start

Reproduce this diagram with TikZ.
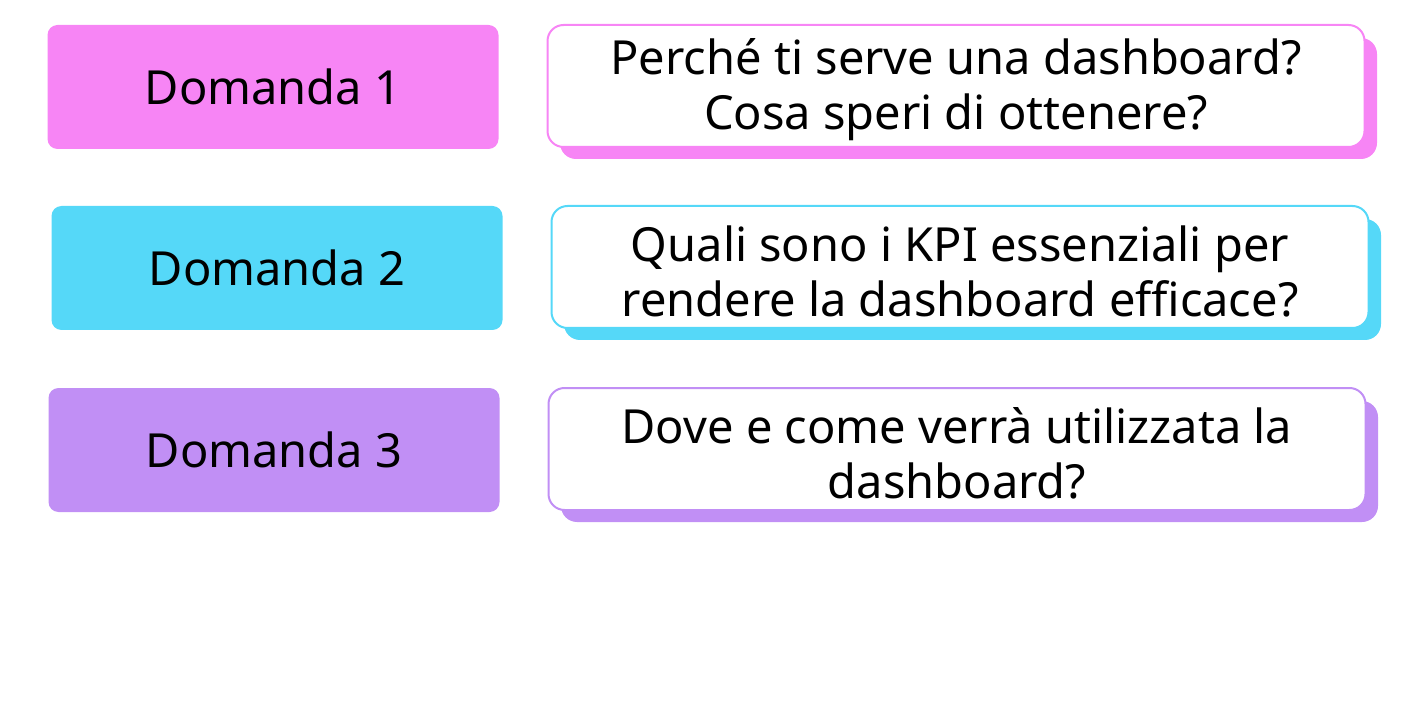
\documentclass[tikz,border=0pt]{standalone}
\usepackage{fontspec}
\setmainfont{Noto Sans}
\definecolor{rosa}{HTML}{F785F5}
\definecolor{azzurro}{HTML}{55D8F8}
\definecolor{viola}{HTML}{C18FF5}
\begin{document}
\begin{tikzpicture}[x=1pt,y=-1pt,
    domanda/.style={rounded corners=10pt,fill=#1,minimum width=451pt,minimum height=124pt,
      font=\fontsize{47}{56}\selectfont},
    risposta/.style={rounded corners=16pt,fill=white,draw=#1,line width=2pt,minimum width=817pt,
      minimum height=122pt,align=center,inner sep=0pt,font=\fontsize{47}{55}\selectfont}]
  \useasboundingbox (0,0) rectangle (1422,727);
  \foreach \n/\c/\dx/\y/\testo in {
      1/rosa/0/87/{Perché ti serve una dashboard?\\Cosa speri di ottenere?},
      2/azzurro/4/268/{Quali sono i KPI essenziali per\\rendere la dashboard efficace?},
      3/viola/1/450/{Dove e come verrà utilizzata la\\dashboard?}} {
    \node[domanda=\c] (d\n) at (273+\dx,\y) {Domanda \n};
    \fill[\c] (560+\dx,\y-49) [rounded corners=16pt] rectangle (1377+\dx,\y+72);
    \node[risposta=\c] (r\n) at (956+\dx,\y-1) {};
    \node[align=center,font=\fontsize{47}{55}\selectfont] (t\n) at ([yshift=-4pt]r\n.center) {\testo};
  }
\end{tikzpicture}
\end{document}
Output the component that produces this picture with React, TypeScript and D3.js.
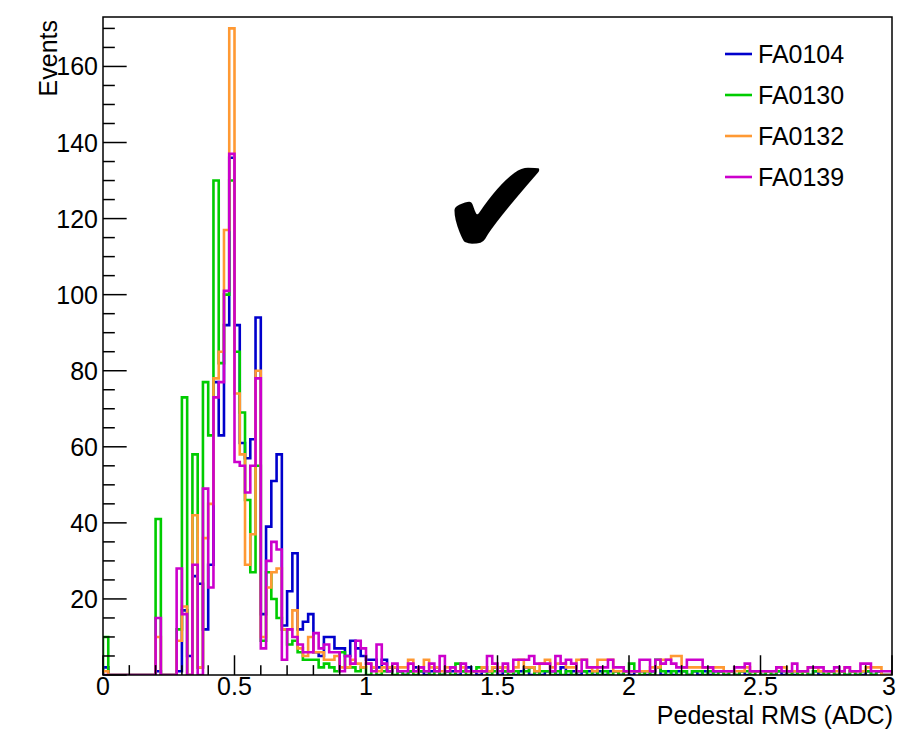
import React from "react";
import * as d3 from "d3";

// Histogram binning: 150 bins over Pedestal RMS 0..3 ADC
const X_MIN = 0;
const X_MAX = 3;
const N_BINS = 150;

const seriesNames = ["FA0104", "FA0130", "FA0132", "FA0139"];
const seriesColors = ["#0000cc", "#00cc00", "#ff9933", "#cc00cc"];

const FA0104 = [
  2, 0, 0, 0, 0, 0, 0, 0, 0, 0,
  1, 0, 0, 0, 1, 17, 5, 26, 24, 12,
  29, 77, 63, 92, 136, 92, 61, 57, 62, 94,
  16, 39, 51, 58, 13, 22, 32, 12, 14, 16,
  6, 5, 10, 10, 7, 7, 5, 9, 7, 5,
  4, 4, 2, 4, 1, 2, 1, 0, 1, 2,
  1, 0, 1, 2, 0, 1, 1, 0, 1, 2,
  1, 0, 1, 1, 2, 0, 1, 1, 0, 1,
  2, 0, 1, 0, 1, 1, 0, 2, 0, 1,
  0, 1, 1, 0, 1, 0, 1, 1, 0, 1,
  0, 1, 1, 0, 1, 2, 0, 1, 0, 1,
  1, 0, 1, 0, 1, 0, 1, 1, 0, 1,
  0, 1, 0, 1, 1, 0, 1, 0, 1, 0,
  1, 0, 1, 1, 0, 1, 0, 0, 1, 0,
  1, 0, 1, 0, 0, 1, 0, 1, 0, 0,
];

const FA0130 = [
  10, 0, 0, 0, 0, 0, 0, 0, 0, 0,
  41, 0, 0, 0, 12, 73, 0, 58, 2, 77,
  63, 130, 82, 100, 130, 85, 69, 46, 27, 55,
  9, 27, 20, 15, 12, 8, 9, 6, 4, 4,
  4, 2, 3, 2, 1, 6, 2, 2, 1, 2,
  0, 2, 0, 1, 2, 0, 1, 0, 1, 0,
  1, 1, 0, 1, 0, 1, 0, 3, 1, 0,
  1, 2, 2, 0, 1, 2, 1, 0, 1, 0,
  1, 2, 0, 1, 1, 0, 1, 0, 1, 0,
  1, 1, 0, 1, 0, 1, 0, 1, 0, 1,
  3, 1, 0, 1, 0, 4, 1, 0, 1, 0,
  1, 0, 1, 1, 0, 1, 0, 1, 0, 1,
  0, 1, 1, 0, 1, 0, 1, 0, 1, 1,
  0, 1, 0, 1, 0, 1, 1, 0, 1, 0,
  1, 0, 1, 0, 1, 1, 0, 1, 0, 0,
];

const FA0132 = [
  1, 0, 0, 0, 0, 0, 0, 0, 0, 0,
  10, 0, 0, 0, 9, 18, 0, 42, 2, 36,
  45, 78, 85, 117, 170, 74, 58, 29, 37, 80,
  10, 23, 27, 28, 12, 12, 17, 7, 5, 10,
  6, 6, 4, 4, 5, 2, 2, 4, 3, 2,
  3, 2, 1, 2, 2, 2, 2, 2, 4, 1,
  2, 4, 2, 2, 1, 2, 2, 1, 2, 1,
  1, 1, 2, 1, 2, 2, 2, 1, 2, 4,
  2, 2, 1, 3, 4, 2, 3, 3, 2, 2,
  4, 4, 2, 1, 4, 4, 4, 1, 1, 1,
  1, 1, 1, 1, 2, 2, 4, 4, 5, 5,
  2, 2, 2, 2, 2, 2, 2, 2, 1, 1,
  1, 1, 2, 1, 1, 1, 1, 1, 2, 2,
  1, 1, 1, 1, 2, 2, 1, 1, 1, 1,
  1, 2, 1, 1, 1, 2, 2, 2, 0, 0,
];

const FA0139 = [
  0, 0, 0, 0, 0, 0, 0, 0, 0, 0,
  15, 0, 0, 0, 28, 16, 0, 29, 0, 49,
  23, 73, 77, 101, 137, 56, 55, 48, 55, 78,
  7, 30, 35, 33, 4, 12, 10, 8, 6, 6,
  11, 7, 8, 6, 6, 1, 5, 3, 9, 7,
  3, 1, 8, 3, 1, 3, 1, 1, 3, 1,
  2, 1, 3, 1, 5, 1, 2, 1, 3, 1,
  1, 1, 1, 5, 3, 1, 3, 1, 4, 4,
  4, 5, 3, 3, 3, 1, 5, 3, 4, 3,
  1, 4, 2, 2, 2, 2, 4, 2, 2, 1,
  1, 1, 4, 4, 1, 4, 3, 4, 3, 2,
  2, 4, 4, 4, 2, 2, 1, 1, 1, 1,
  2, 2, 3, 1, 1, 1, 1, 1, 2, 1,
  1, 3, 1, 1, 2, 2, 2, 1, 1, 2,
  1, 2, 1, 1, 3, 3, 1, 1, 1, 1,
];

const seriesValues = [FA0104, FA0130, FA0132, FA0139];

const xTickLabels = [0, 0.5, 1, 1.5, 2, 2.5, 3];
const yTickLabels = [20, 40, 60, 80, 100, 120, 140, 160];

const FONT = "'Liberation Sans', Arial, Helvetica, sans-serif";

export default function App() {
  const W = 897;
  const H = 730;
  const left = 103;
  const right = 892;
  const top = 17;
  const bottom = 675;

  const x = d3.scaleLinear().domain([X_MIN, X_MAX]).range([left, right]);
  const y = d3.scaleLinear().domain([0, 173]).range([bottom, top]);

  const binW = (X_MAX - X_MIN) / N_BINS;

  // Step outline of a histogram, starting and ending on the baseline
  const stepPath = (vals: number[]) => {
    const p = d3.path();
    p.moveTo(x(X_MIN), y(0));
    vals.forEach((v, i) => {
      p.lineTo(x(X_MIN + i * binW), y(v));
      p.lineTo(x(X_MIN + (i + 1) * binW), y(v));
    });
    p.lineTo(x(X_MAX), y(0));
    return p.toString();
  };

  const yMajorLen = 0.03 * (right - left);
  const xMajorLen = 0.03 * (bottom - top);

  const yMinor = d3.range(0, 175, 5).filter((v) => v % 20 !== 0);
  const yMajor = d3.range(0, 175, 20);
  const xMinor = d3.range(0, 31).map((k) => k / 10).filter((v, k) => k % 5 !== 0);

  return (
    <svg width={W} height={H} style={{ display: "block", position: "absolute", left: 0, top: 0 }}>
      <rect x={0} y={0} width={W} height={H} fill="#ffffff" />
      <defs>
        <clipPath id="frameClip">
          <rect x={left} y={top} width={right - left} height={bottom - top} />
        </clipPath>
      </defs>

      {/* histograms */}
      <g clipPath="url(#frameClip)">
        {seriesValues.map((vals, k) => (
          <path
            key={seriesNames[k]}
            d={stepPath(vals)}
            fill="none"
            stroke={seriesColors[k]}
            strokeWidth={2.6}
            strokeLinejoin="miter"
          />
        ))}
      </g>

      {/* frame */}
      <rect x={left} y={top} width={right - left} height={bottom - top} fill="none" stroke="#000" strokeWidth={1.5} />

      {/* y axis ticks */}
      {yMajor.map((v) => (
        <line key={"yM" + v} x1={left} x2={left + yMajorLen} y1={y(v)} y2={y(v)} stroke="#000" strokeWidth={1.5} />
      ))}
      {yMinor.map((v) => (
        <line key={"ym" + v} x1={left} x2={left + yMajorLen / 2} y1={y(v)} y2={y(v)} stroke="#000" strokeWidth={1.5} />
      ))}
      {yTickLabels.map((v) => (
        <text key={"yl" + v} x={left - 5} y={y(v) + 9} textAnchor="end" fontFamily={FONT} fontSize={25} fill="#000">
          {v}
        </text>
      ))}

      {/* x axis ticks */}
      {xTickLabels.map((v) => (
        <line key={"xM" + v} x1={x(v)} x2={x(v)} y1={bottom} y2={bottom - xMajorLen} stroke="#000" strokeWidth={1.5} />
      ))}
      {xMinor.map((v) => (
        <line key={"xm" + v} x1={x(v)} x2={x(v)} y1={bottom} y2={bottom - xMajorLen / 2} stroke="#000" strokeWidth={1.5} />
      ))}
      {xTickLabels.map((v) => (
        <text
          key={"xl" + v}
          x={Math.min(x(v), W - 8)}
          y={bottom + 20}
          textAnchor="middle"
          fontFamily={FONT}
          fontSize={25}
          fill="#000"
        >
          {String(v)}
        </text>
      ))}

      {/* axis titles */}
      <text x={right + 1} y={724} textAnchor="end" fontFamily={FONT} fontSize={25} fill="#000">
        Pedestal RMS (ADC)
      </text>
      <text
        transform={`translate(57, 20) rotate(-90)`}
        textAnchor="end"
        fontFamily={FONT}
        fontSize={25}
        fill="#000"
      >
        Events
      </text>

      {/* legend */}
      {seriesNames.map((name, k) => {
        const ly = 54 + k * 41;
        return (
          <g key={"lg" + name}>
            <line x1={725} x2={752} y1={ly} y2={ly} stroke={seriesColors[k]} strokeWidth={2.6} />
            <text x={758} y={ly + 9} fontFamily={FONT} fontSize={25} fill="#000">
              {name}
            </text>
          </g>
        );
      })}

      {/* check mark */}
      <text x={497} y={256} textAnchor="middle" fontFamily="'DejaVu Sans', sans-serif" fontSize={140} fill="#000">
        ✔
      </text>
    </svg>
  );
}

end

GIVEN REQUEST: Identify and copy all lines with the word "this".

FULL SOLUTION:
Reproduce this diagram with TikZ.
Output the component that produces this picture with React, TypeScript and D3.js.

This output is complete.